Problem details:
Your task is to reproduce, verbatim and without pictures, the lines from the opening of the listing through the line containing "(207,56) coordinate (cbl2);".

Records from a collection
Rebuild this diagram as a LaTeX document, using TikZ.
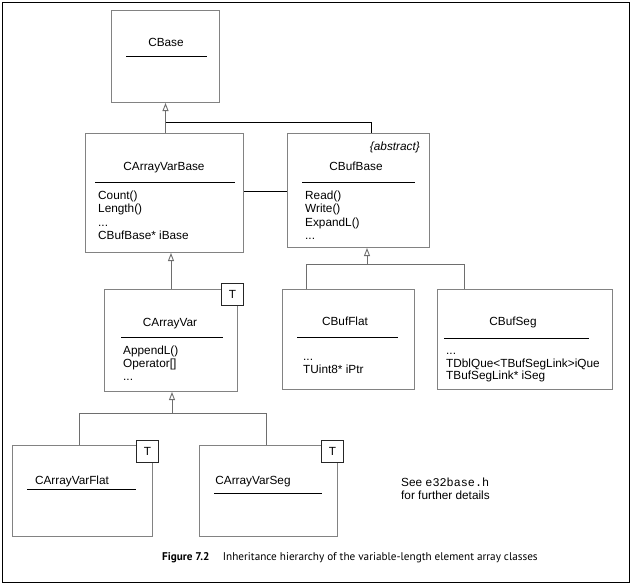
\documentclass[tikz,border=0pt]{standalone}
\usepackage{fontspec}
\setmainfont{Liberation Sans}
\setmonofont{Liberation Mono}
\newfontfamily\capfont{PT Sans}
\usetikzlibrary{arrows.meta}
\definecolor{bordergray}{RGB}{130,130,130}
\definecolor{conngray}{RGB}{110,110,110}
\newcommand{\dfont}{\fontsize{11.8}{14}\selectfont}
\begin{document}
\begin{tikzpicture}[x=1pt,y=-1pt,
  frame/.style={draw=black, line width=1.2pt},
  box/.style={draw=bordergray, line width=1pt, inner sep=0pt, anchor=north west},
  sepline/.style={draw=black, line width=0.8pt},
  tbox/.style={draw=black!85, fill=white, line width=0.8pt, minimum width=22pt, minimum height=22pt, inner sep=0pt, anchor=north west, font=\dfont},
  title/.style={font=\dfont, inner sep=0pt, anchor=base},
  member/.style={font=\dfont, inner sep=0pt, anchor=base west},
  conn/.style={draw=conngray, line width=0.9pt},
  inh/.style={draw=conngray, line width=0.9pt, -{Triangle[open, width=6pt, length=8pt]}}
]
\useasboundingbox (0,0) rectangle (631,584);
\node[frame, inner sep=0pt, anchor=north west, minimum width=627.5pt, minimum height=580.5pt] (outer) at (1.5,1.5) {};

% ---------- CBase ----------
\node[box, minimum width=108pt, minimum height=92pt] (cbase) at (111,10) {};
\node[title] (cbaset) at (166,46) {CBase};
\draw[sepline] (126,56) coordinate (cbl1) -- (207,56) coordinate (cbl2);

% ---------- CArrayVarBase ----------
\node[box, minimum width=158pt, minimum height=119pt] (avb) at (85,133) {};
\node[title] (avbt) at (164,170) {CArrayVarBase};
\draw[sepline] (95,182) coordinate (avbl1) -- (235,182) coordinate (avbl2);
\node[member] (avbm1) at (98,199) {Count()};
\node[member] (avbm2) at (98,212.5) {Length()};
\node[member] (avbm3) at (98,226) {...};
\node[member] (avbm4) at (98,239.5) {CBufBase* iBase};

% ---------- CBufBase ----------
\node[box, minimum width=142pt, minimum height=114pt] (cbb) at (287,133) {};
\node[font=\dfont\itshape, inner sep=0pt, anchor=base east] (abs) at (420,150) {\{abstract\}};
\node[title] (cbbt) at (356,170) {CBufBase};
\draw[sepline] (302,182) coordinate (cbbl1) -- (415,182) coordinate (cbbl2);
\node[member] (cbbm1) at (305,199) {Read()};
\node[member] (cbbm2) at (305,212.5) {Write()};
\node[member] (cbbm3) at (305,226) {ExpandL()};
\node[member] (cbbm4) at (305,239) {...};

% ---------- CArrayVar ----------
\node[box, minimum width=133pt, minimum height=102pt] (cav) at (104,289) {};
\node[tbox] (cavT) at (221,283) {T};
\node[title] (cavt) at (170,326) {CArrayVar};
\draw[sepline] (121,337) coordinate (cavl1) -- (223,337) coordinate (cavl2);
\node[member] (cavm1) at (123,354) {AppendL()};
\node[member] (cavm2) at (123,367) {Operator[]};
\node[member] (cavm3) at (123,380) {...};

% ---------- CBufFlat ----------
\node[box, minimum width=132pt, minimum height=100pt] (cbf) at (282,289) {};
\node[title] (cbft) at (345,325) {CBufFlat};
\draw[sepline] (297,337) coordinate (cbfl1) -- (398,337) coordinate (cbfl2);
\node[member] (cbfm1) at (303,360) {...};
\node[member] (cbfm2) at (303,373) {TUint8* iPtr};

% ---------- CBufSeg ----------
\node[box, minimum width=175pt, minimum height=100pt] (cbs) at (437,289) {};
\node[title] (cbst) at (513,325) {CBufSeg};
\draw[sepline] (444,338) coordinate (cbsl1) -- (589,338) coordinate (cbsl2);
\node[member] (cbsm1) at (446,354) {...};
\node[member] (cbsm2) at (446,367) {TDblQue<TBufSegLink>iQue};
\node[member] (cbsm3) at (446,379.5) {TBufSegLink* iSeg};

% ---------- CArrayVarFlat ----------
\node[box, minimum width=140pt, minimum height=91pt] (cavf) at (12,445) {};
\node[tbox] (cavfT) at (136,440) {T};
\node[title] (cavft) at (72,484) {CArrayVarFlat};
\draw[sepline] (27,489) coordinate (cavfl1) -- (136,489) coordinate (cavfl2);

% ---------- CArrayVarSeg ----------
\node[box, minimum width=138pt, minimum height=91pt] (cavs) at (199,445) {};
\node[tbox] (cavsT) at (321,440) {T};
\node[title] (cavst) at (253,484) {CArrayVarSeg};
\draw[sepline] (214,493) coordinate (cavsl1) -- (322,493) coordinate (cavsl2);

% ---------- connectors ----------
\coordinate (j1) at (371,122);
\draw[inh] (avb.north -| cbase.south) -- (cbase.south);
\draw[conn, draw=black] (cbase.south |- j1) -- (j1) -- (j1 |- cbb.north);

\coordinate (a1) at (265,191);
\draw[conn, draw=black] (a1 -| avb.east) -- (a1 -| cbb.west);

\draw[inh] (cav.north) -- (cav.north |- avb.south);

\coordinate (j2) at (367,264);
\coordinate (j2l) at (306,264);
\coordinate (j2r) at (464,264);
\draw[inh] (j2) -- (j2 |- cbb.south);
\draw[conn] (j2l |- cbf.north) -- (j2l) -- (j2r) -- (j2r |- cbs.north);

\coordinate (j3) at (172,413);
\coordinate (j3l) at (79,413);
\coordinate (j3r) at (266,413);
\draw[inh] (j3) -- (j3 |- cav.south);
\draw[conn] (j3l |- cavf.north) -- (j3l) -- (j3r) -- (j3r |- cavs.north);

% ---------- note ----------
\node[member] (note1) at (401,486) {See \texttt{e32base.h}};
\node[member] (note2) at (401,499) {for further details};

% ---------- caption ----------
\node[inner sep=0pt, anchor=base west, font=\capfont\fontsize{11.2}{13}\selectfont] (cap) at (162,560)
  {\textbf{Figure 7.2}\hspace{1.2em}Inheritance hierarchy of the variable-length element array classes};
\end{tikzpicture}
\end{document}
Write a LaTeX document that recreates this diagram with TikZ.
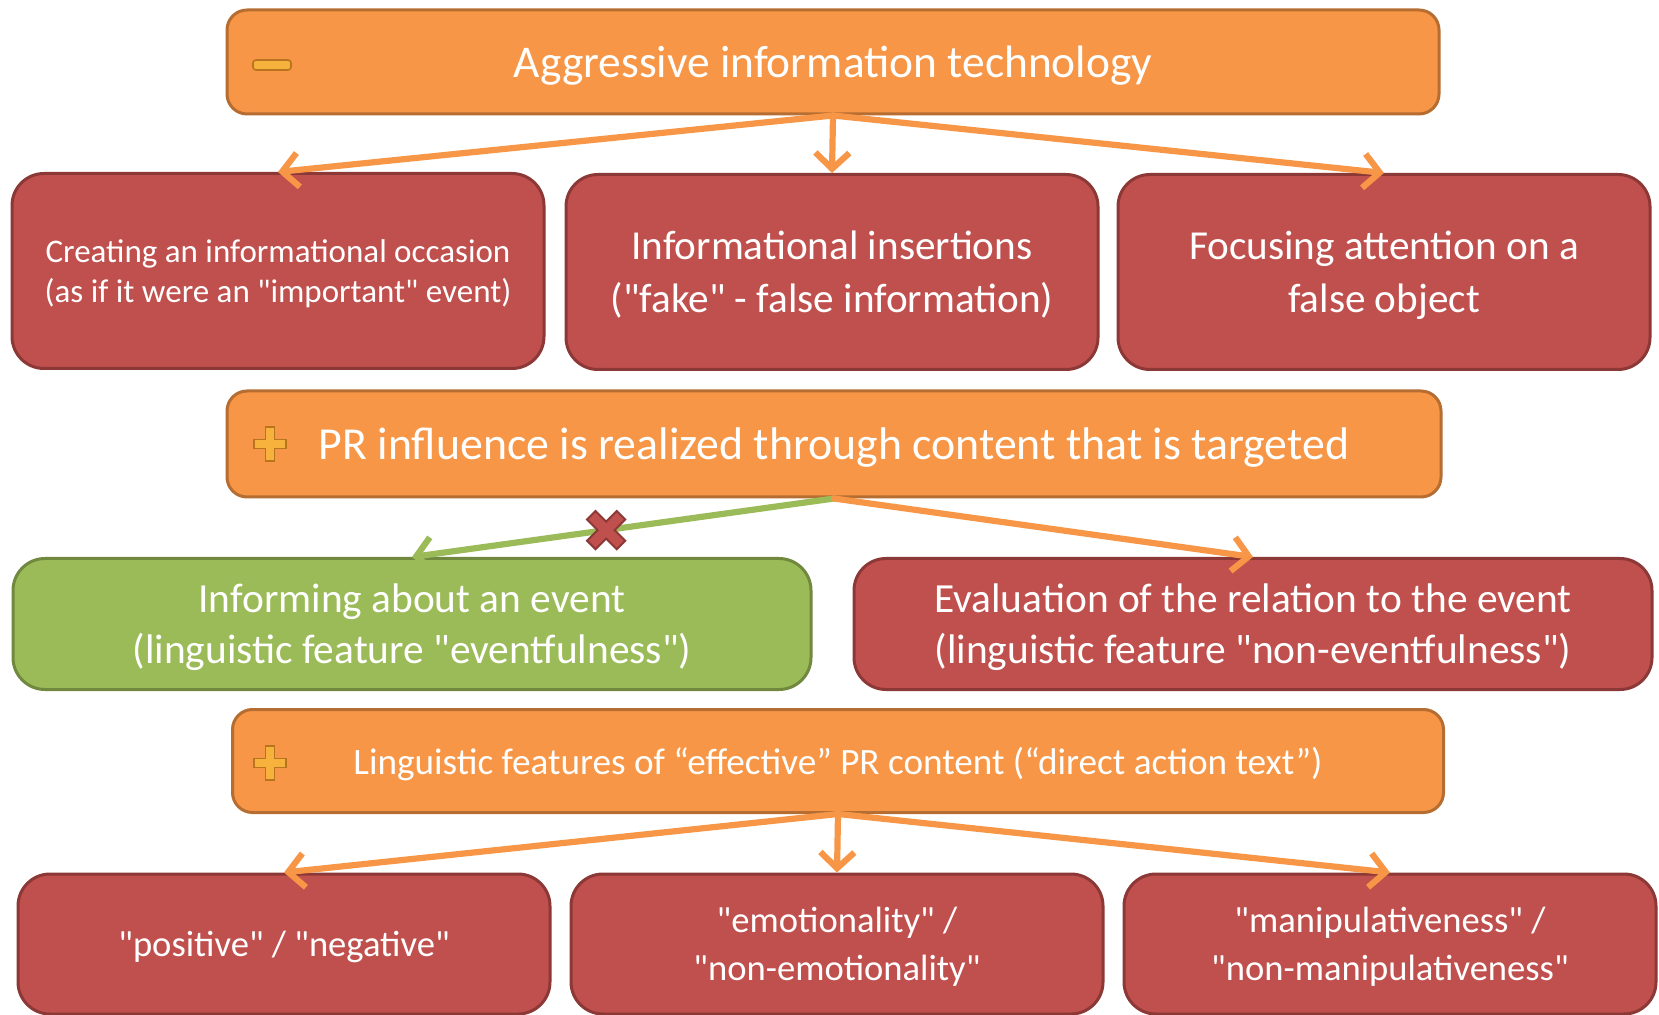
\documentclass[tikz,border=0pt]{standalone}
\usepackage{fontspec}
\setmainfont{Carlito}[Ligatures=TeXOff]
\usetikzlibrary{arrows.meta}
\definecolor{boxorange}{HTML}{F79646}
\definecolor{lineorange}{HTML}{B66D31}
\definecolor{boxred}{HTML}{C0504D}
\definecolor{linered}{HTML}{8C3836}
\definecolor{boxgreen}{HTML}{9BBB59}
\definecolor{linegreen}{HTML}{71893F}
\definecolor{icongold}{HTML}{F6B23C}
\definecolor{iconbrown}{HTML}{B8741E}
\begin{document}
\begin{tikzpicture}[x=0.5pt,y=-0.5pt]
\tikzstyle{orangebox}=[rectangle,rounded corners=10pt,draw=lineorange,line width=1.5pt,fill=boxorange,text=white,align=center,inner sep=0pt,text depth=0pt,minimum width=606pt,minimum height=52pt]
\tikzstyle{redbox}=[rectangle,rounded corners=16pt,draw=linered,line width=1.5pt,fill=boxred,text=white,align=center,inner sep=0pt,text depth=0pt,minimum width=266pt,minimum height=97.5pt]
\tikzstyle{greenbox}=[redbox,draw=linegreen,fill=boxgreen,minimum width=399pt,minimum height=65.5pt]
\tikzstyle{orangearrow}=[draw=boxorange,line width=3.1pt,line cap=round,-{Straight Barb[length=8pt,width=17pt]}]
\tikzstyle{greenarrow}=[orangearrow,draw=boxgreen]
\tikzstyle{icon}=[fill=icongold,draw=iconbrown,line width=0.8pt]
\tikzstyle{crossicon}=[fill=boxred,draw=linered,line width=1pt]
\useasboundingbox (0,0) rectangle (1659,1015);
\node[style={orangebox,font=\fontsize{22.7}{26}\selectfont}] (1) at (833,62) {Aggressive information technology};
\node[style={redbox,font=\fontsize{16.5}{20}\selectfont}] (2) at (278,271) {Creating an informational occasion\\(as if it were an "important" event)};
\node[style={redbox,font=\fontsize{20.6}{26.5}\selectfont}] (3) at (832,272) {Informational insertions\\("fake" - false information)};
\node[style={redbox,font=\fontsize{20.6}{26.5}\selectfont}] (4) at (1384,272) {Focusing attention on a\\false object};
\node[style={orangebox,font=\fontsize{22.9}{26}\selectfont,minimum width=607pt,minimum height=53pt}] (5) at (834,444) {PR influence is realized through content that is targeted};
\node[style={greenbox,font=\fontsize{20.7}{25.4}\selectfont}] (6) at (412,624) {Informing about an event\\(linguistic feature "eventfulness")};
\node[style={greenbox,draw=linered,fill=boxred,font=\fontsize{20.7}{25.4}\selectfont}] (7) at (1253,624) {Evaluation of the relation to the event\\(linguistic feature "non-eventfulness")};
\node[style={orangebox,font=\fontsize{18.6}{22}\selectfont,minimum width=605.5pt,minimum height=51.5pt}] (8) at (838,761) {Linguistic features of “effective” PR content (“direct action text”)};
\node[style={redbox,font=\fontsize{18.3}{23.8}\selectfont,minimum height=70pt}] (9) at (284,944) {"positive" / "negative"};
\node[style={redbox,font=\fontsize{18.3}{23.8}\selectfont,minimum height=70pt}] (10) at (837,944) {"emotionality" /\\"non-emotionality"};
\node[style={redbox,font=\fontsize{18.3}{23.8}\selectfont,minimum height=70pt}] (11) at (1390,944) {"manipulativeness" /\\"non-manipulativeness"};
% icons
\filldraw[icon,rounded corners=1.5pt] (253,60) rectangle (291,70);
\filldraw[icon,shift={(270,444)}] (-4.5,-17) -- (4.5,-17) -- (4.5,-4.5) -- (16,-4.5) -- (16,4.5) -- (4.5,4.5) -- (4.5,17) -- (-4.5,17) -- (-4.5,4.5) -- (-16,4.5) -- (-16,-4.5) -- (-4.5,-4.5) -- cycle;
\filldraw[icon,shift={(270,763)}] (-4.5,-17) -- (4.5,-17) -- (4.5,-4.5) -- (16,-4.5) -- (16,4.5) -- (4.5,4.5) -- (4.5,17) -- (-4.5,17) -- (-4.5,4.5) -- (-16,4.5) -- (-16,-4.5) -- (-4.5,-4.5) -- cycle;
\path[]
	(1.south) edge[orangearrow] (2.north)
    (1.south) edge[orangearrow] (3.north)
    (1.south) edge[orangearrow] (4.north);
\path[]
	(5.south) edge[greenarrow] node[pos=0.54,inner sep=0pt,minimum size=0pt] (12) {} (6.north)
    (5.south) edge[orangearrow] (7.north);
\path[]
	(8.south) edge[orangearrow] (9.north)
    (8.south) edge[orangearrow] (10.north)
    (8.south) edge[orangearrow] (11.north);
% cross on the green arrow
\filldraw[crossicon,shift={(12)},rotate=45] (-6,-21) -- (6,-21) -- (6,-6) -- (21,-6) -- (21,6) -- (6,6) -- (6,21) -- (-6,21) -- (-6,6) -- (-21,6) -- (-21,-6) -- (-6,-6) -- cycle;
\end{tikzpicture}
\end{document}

Correct response:
Rebuild this diagram as a LaTeX document, using TikZ.
\documentclass[tikz,border=0pt]{standalone}
\usepackage{fontspec}
\setmainfont{Liberation Sans}
\setmonofont{Liberation Mono}
\newfontfamily\capfont{PT Sans}
\usetikzlibrary{arrows.meta}
\definecolor{bordergray}{RGB}{130,130,130}
\definecolor{conngray}{RGB}{110,110,110}
\newcommand{\dfont}{\fontsize{11.8}{14}\selectfont}
\begin{document}
\begin{tikzpicture}[x=1pt,y=-1pt,
  frame/.style={draw=black, line width=1.2pt},
  box/.style={draw=bordergray, line width=1pt, inner sep=0pt, anchor=north west},
  sepline/.style={draw=black, line width=0.8pt},
  tbox/.style={draw=black!85, fill=white, line width=0.8pt, minimum width=22pt, minimum height=22pt, inner sep=0pt, anchor=north west, font=\dfont},
  title/.style={font=\dfont, inner sep=0pt, anchor=base},
  member/.style={font=\dfont, inner sep=0pt, anchor=base west},
  conn/.style={draw=conngray, line width=0.9pt},
  inh/.style={draw=conngray, line width=0.9pt, -{Triangle[open, width=6pt, length=8pt]}}
]
\useasboundingbox (0,0) rectangle (631,584);
\node[frame, inner sep=0pt, anchor=north west, minimum width=627.5pt, minimum height=580.5pt] (outer) at (1.5,1.5) {};

% ---------- CBase ----------
\node[box, minimum width=108pt, minimum height=92pt] (cbase) at (111,10) {};
\node[title] (cbaset) at (166,46) {CBase};
\draw[sepline] (126,56) coordinate (cbl1) -- (207,56) coordinate (cbl2);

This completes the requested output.